Windows Hello biometric requirements

Learn about the hardware requirements for biometric equipment, such as IR camera and fingerprint readers in order to support Windows Hello.

Terminology

Term Definition
False Accept Rate (FAR) Represents the number of instances that a biometric identification solution verifies an unauthorized person. This is normally represented as a ratio of number of instances in a given population size, for example 1 in 100,000. This can also be represented as a percentage of occurrence, for example, 0.001 percent. This measurement is heavily considered the most important with regards to the security of the biometric algorithm.
True Accept Rate (TAR) Represents the number of instances a biometric identification solution verifies the authorized user correctly. This is normally represented as a percentage. It is always held that the sum of the True Accept Rate and False Reject Rate is 1.
False Reject Rate (FRR) Represents the number of instances a biometric identification solution fails to verify an authorized user correctly. Usually represented as a percentage, the sum of the True Accept Rate and False Reject Rate is 1.
Confidence The confidence in a claimed FAR represents the robustness of the analysis performed in verifying a claimed FAR. Depending on the target or claimed FAR and the importance of the target use case, confidence levels can be varied.
Biometric sample This refers to the complete biometric sample required to perform a verification operation. For example, a single fingerprint is required to perform a verification.
Biometric spoof This refers to a synthetic replica of a biometric sample.
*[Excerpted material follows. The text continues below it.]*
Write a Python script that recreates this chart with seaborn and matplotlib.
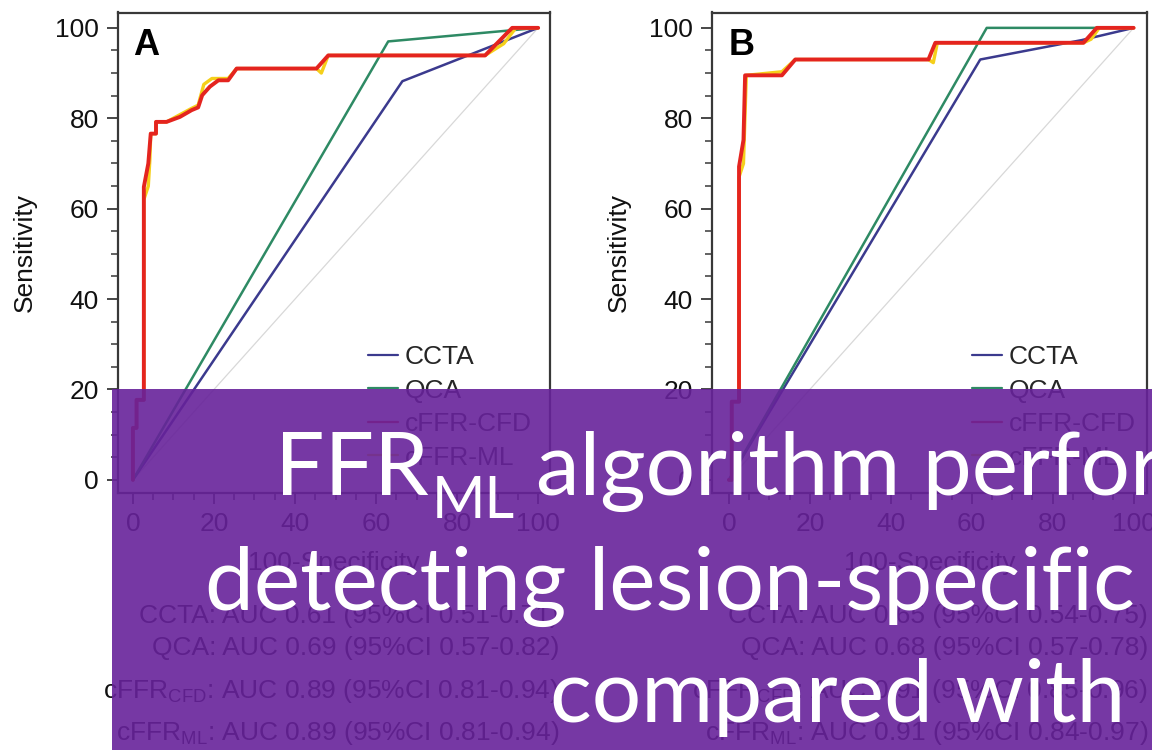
import matplotlib
matplotlib.use("Agg")
import matplotlib.pyplot as plt
import seaborn as sns
from matplotlib.lines import Line2D
from matplotlib.patches import Rectangle

# ---------------- data ----------------
methods = ["CCTA", "QCA", "cFFR-CFD", "cFFR-ML"]
panel_letters = ["A", "B"]
x_ticks = [0, 20, 40, 60, 80, 100]
y_ticks = [0, 20, 40, 60, 80, 100]
x_label = "100-Specificity"
y_label = "Sensitivity"

# Panel A  (x = 100-specificity, y = sensitivity)
a_ccta_x = [0, 66.5, 100]
a_ccta_y = [0, 88.2, 100]
a_qca_x = [0, 63, 100]
a_qca_y = [0, 97, 100]
a_cfd_x = [0, 0, 0.9, 0.9, 2.7, 2.7, 3.8, 4.4, 5.7, 5.7, 8.3, 11.6, 14.5, 16.1,
           17.1, 19, 21.1, 23.5, 25.6, 45.3, 48.2, 86.9, 93.6, 100]
a_cfd_y = [0, 11.5, 11.5, 17.7, 17.7, 64.8, 70, 76.6, 76.6, 79.2, 79.2, 80.3, 81.8, 82.4,
           85.1, 87, 88.4, 88.4, 91, 91, 93.9, 93.9, 100, 100]
a_ml_x = [0, 0, 0.9, 0.9, 2.7, 2.7, 3.8, 4.2, 4.4, 5.7, 5.7, 8.3, 11.6, 14.5, 16.1,
          17.5, 19.5, 23.5, 25.6, 45.3, 46.5, 48.2, 86.9, 91.5, 94.5, 100]
a_ml_y = [0, 11.5, 11.5, 17.7, 17.7, 62, 65, 71, 76.6, 76.6, 79.2, 79.2, 80.8, 82.2, 82.9,
          87.5, 88.8, 88.8, 91, 91, 90, 93.9, 93.9, 96.5, 100, 100]

# Panel B
b_ccta_x = [0, 62.1, 87.2, 100]
b_ccta_y = [0, 93, 97.3, 100]
b_qca_x = [0, 63.7, 100]
b_qca_y = [0, 100, 100]
b_cfd_x = [0, 0.7, 0.7, 2.5, 2.5, 3.6, 4.0, 13.1, 16.4, 49.3, 51, 87.6, 90.9, 100]
b_cfd_y = [0, 0, 17.3, 17.3, 69.3, 75.2, 89.5, 89.5, 93, 93, 96.7, 96.7, 100, 100]
b_ml_x = [0, 0.7, 0.7, 2.5, 2.5, 3.6, 4.3, 13.1, 16.4, 49.3, 50.5, 51.5, 87.6, 89.5, 91.5, 100]
b_ml_y = [0, 0, 17.3, 17.3, 67, 70, 89.5, 90.3, 93, 93, 92.3, 96.7, 96.7, 97.5, 100, 100]

diag_x = [0, 100]
diag_y = [0, 100]

auc_a = ["CCTA: AUC 0.61 (95%CI 0.51-0.71)",
         "QCA: AUC 0.69 (95%CI 0.57-0.82)",
         r"cFFR$_\mathregular{CFD}$: AUC 0.89 (95%CI 0.81-0.94)",
         r"cFFR$_\mathregular{ML}$: AUC 0.89 (95%CI 0.81-0.94)"]
auc_b = ["CCTA: AUC 0.65 (95%CI 0.54-0.75)",
         "QCA: AUC 0.68 (95%CI 0.57-0.78)",
         r"cFFR$_\mathregular{CFD}$: AUC 0.91 (95%CI 0.85-0.96)",
         r"cFFR$_\mathregular{ML}$: AUC 0.91 (95%CI 0.84-0.97)"]

title_main_1 = "FFR"
title_sub_1 = "ML"
title_rest_1 = "algorithm performance"
title_line_2 = "detecting lesion-specific"
title_line_3 = "compared with"

# ---------------- style ----------------
sns.set_theme(style="ticks")
plt.rcParams["font.family"] = ["Liberation Sans", "DejaVu Sans"]
plt.rcParams["mathtext.default"] = "regular"

colors = {"CCTA": "#3b3a8e", "QCA": "#2e8a64", "cFFR-CFD": "#e4241f", "cFFR-ML": "#f5cf1a"}
widths = {"CCTA": 1.8, "QCA": 1.8, "cFFR-CFD": 2.8, "cFFR-ML": 2.4}
spine_col = "#383838"
FS = 19

W, H = 1152, 750
fig = plt.figure(figsize=(W / 100, H / 100), dpi=100)
fig.patch.set_facecolor("white")


def fx(x):
    return x / W


def fy(y):
    return 1 - y / H


def px_axes(l, t, r, b):
    return [l / W, 1 - b / H, (r - l) / W, (b - t) / H]


axA = fig.add_axes(px_axes(117.5, 12.5, 549.5, 493))
axB = fig.add_axes(px_axes(711.5, 12.5, 1147, 493))

panels = [
    (axA, {"CCTA": (a_ccta_x, a_ccta_y), "QCA": (a_qca_x, a_qca_y),
           "cFFR-CFD": (a_cfd_x, a_cfd_y), "cFFR-ML": (a_ml_x, a_ml_y)},
     "A", (-3.8, 102.8), (0.58, 0.178)),
    (axB, {"CCTA": (b_ccta_x, b_ccta_y), "QCA": (b_qca_x, b_qca_y),
           "cFFR-CFD": (b_cfd_x, b_cfd_y), "cFFR-ML": (b_ml_x, b_ml_y)},
     "B", (-4.3, 103.3), (0.598, 0.178)),
]

draw_order = ["CCTA", "QCA", "cFFR-ML", "cFFR-CFD"]

for ax, curves, letter, xlim, leg_anchor in panels:
    ax.set_facecolor("white")
    sns.lineplot(x=diag_x, y=diag_y, ax=ax, color="#d8d8d8", linewidth=0.9,
                 estimator=None, sort=False, legend=False)
    for name in draw_order:
        xs, ys = curves[name]
        sns.lineplot(x=xs, y=ys, ax=ax, color=colors[name], linewidth=widths[name],
                     estimator=None, sort=False, legend=False)
    ax.set_xlim(*xlim)
    ax.set_ylim(-2.9, 103.4)
    ax.set_xticks(x_ticks)
    ax.set_yticks(y_ticks)
    ax.set_xticks([v for v in range(0, 101, 5) if v % 20], minor=True)
    ax.set_yticks([v for v in range(0, 101, 5) if v % 20], minor=True)
    ax.tick_params(which="major", direction="out", length=8, width=1.3, color=spine_col,
                   labelsize=FS, pad=5.5, labelcolor="#111111")
    ax.tick_params(which="minor", direction="out", length=5, width=1.1, color=spine_col)
    for sp in ax.spines.values():
        sp.set_visible(True)
        sp.set_color(spine_col)
        sp.set_linewidth(1.6)
    ax.set_xlabel(x_label, fontsize=FS, color="#111111")
    ax.set_ylabel(y_label, fontsize=FS, color="#111111")
    ax.xaxis.set_label_coords(0.5, -0.121)
    ax.yaxis.set_label_coords(-0.186, 0.5)
    ax.text(0, 100, letter, fontsize=26, fontweight="bold", ha="left", va="top", color="black")
    handles = [Line2D([], [], color=colors[m], lw=1.6) for m in methods]
    ax.legend(handles, methods, loc="center left", bbox_to_anchor=leg_anchor, frameon=False,
              fontsize=FS, handlelength=1.15, handletextpad=0.25, labelspacing=0.36,
              borderpad=0, borderaxespad=0)

# AUC summary lines below each panel (right aligned)
baselines = [623, 655, 698, 740]
for s, yb in zip(auc_a, baselines):
    fig.text(fx(559), fy(yb), s, ha="right", va="baseline", fontsize=FS, color="#111111")
for s, yb in zip(auc_b, baselines):
    fig.text(fx(1148), fy(yb), s, ha="right", va="baseline", fontsize=FS, color="#111111")

# translucent purple banner
fig.add_artist(Rectangle((fx(112), 0), 1 - fx(112), fy(389), transform=fig.transFigure,
                         facecolor="#67229a", edgecolor="none", alpha=0.9, zorder=10))

# banner text (white)
renderer = fig.canvas.get_renderer()
tf = dict(color="white", family=["Lato", "DejaVu Sans"], zorder=11, va="baseline")
probe = fig.text(0, 0, title_line_2, fontsize=60, **tf)
w60 = probe.get_window_extent(renderer).width
probe.remove()
tfs = 60 * 932 / w60

t1 = fig.text(fx(275), fy(495), title_main_1, fontsize=tfs, ha="left", **tf)
e1 = t1.get_window_extent(renderer)
t1s = fig.text(fx(e1.x1 + 3), fy(518), title_sub_1, fontsize=tfs * 0.66, ha="left", **tf)
e1s = t1s.get_window_extent(renderer)
fig.text(fx(e1s.x1 + 0.24 * tfs * 100 / 72), fy(495), title_rest_1, fontsize=tfs, ha="left", **tf)
fig.text(fx(205), fy(610), title_line_2, fontsize=tfs, ha="left", **tf)
fig.text(fx(838), fy(722), title_line_3, fontsize=tfs, ha="center", **tf)

fig.savefig("out.png", dpi=100, facecolor="white")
Fingerprint reader requirements

Large Area sensors (a sensor matrix of 160 x160 Pixels or more at a dpi of 320 or greater):

  • FAR < 0.001%.
  • Effective, real world FRR with antispoofing or liveness detection <10%.
  • presentation attack defense measures are a requirement.

Small Area sensors (a sensor matrix of less than 160x160 at a dpi of 320 or greater):

  • FAR < 0.002%.
  • Effective, real world FRR with antispoofing or liveness detection <10%.
  • Presentation attack defense measures are a requirement.

Swipe sensors:

  • FAR < 0.002%.
  • Effective, real world FRR with antispoofing or liveness detection <10%.
  • Antispoofing measures are a requirement.
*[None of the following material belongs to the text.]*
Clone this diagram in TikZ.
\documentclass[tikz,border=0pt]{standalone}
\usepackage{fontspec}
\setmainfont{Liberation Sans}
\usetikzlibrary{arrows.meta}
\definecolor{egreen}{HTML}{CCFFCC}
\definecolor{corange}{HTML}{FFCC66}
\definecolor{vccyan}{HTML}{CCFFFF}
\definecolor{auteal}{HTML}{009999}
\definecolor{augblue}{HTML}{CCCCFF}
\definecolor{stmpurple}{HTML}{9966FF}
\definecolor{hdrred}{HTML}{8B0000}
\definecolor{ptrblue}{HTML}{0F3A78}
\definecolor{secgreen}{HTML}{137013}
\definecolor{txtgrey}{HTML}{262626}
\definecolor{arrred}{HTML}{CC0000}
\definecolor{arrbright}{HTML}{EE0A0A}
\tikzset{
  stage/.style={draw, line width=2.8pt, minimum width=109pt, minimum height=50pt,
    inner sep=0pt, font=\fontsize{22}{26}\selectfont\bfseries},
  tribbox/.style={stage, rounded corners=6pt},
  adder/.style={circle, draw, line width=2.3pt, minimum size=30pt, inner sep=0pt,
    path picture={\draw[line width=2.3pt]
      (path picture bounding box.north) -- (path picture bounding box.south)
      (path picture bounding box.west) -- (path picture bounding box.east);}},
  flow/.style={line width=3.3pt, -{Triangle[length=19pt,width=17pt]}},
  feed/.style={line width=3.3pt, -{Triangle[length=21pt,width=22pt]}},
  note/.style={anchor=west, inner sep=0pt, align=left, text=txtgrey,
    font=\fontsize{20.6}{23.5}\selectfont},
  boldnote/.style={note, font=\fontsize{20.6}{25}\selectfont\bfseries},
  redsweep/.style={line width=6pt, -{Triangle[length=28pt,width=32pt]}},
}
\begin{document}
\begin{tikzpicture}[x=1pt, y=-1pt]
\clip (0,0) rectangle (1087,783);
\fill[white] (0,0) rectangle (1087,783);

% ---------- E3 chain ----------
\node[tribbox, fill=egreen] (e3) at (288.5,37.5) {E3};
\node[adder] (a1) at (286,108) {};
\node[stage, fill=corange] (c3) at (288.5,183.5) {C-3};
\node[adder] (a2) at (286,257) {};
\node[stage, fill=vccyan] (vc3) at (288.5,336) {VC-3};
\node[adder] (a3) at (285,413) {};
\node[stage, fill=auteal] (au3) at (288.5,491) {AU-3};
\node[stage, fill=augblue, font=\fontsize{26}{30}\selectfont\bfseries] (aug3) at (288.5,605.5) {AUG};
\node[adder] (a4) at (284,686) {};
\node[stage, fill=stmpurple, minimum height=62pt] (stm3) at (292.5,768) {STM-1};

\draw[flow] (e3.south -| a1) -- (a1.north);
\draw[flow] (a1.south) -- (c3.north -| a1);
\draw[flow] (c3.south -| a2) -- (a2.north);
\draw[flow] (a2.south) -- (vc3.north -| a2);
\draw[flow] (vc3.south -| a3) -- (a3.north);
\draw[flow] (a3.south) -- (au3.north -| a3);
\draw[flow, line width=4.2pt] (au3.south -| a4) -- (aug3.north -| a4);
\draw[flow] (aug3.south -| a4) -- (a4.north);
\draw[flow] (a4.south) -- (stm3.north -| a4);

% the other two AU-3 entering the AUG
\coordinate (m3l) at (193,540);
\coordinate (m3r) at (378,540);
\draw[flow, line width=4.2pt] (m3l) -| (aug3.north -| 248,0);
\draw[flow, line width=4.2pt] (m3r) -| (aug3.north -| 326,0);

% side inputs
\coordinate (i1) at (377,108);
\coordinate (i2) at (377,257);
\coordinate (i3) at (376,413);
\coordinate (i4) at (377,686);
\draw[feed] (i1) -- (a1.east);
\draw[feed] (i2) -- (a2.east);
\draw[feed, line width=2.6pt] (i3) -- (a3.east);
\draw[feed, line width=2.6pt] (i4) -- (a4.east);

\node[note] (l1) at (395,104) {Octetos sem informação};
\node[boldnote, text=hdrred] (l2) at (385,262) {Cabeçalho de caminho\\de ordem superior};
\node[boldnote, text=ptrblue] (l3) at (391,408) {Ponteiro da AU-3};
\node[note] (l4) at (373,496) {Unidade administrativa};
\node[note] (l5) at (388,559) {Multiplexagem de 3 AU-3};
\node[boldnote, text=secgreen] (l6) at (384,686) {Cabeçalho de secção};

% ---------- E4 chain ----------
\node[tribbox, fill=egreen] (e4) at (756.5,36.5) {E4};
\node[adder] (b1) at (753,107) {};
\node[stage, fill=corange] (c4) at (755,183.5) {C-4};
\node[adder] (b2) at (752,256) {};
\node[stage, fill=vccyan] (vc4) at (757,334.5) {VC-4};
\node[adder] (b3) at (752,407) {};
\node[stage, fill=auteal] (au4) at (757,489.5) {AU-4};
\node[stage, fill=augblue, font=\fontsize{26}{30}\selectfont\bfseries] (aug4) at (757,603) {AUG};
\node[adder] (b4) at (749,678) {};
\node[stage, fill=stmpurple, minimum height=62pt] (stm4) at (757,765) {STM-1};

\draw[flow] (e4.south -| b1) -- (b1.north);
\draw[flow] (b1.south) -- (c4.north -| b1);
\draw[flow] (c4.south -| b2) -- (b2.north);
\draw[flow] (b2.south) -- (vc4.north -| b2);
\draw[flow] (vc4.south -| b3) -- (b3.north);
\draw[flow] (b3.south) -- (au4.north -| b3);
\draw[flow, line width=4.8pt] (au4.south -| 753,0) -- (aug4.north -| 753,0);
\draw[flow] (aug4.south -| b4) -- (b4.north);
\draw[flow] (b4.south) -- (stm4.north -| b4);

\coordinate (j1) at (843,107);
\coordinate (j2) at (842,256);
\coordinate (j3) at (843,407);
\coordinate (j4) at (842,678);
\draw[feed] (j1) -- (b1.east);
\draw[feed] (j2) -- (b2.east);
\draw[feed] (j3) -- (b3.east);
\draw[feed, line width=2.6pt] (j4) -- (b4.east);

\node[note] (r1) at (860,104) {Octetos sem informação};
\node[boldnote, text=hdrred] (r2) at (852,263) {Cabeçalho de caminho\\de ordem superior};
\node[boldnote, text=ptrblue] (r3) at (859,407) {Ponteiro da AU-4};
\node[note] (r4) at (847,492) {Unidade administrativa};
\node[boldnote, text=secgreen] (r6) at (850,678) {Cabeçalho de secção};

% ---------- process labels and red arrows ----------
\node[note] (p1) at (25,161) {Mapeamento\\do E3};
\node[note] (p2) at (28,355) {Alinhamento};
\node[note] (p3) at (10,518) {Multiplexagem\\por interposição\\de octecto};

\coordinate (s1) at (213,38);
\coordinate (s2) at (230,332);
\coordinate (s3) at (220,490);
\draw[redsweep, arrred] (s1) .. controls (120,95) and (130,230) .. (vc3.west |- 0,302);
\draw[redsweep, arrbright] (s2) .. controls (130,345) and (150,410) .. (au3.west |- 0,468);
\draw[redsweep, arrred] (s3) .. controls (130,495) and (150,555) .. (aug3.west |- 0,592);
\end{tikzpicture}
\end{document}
Facial feature recognition requirements

  • FAR < 0.001%.
  • TAR > 95%.

Appendix

The number of comparisons required to verify a particular level of confidence in a claimed FAR is shown below:

# of Unique Comparisons = C = 1/((1-Conf)) × 1/((FAR))

where FAR is the desired False Accept Rate and Conf is the desired Confidence.

For example, with a desired FAR of 0.001%, at a confidence of 96%:

# of Unique Comparisions = C = 1/((1-0.96)) × 1/((0.00001))

C = 25 × 100,000

C = 2,500,000

In this case, 2,500,000 comparisons would be required to reach the desired confidence in the claimed FAR.

To determine the number of unique biometric samples, n, to be collected to achieve these comparisons, the formula below can be used:

# of Comparisons = n!/2(n-2)!

C = n(n-1)/2

∴ n^2-n = 2C

where n is the number of unique biometric samples.

In the cases where n^2>>n, the above formula can be simplified to:

n^2 ≈ 2C

∴ n ≈ √2C

Continuing with the example above, the number of unique biometric samples needed would be:

n ≈ √(2×2,500,000)

n ≈ 2,236.1

Meaning about 2,237 unique biometric samples will be needed to verify the confidence in the claimed FAR.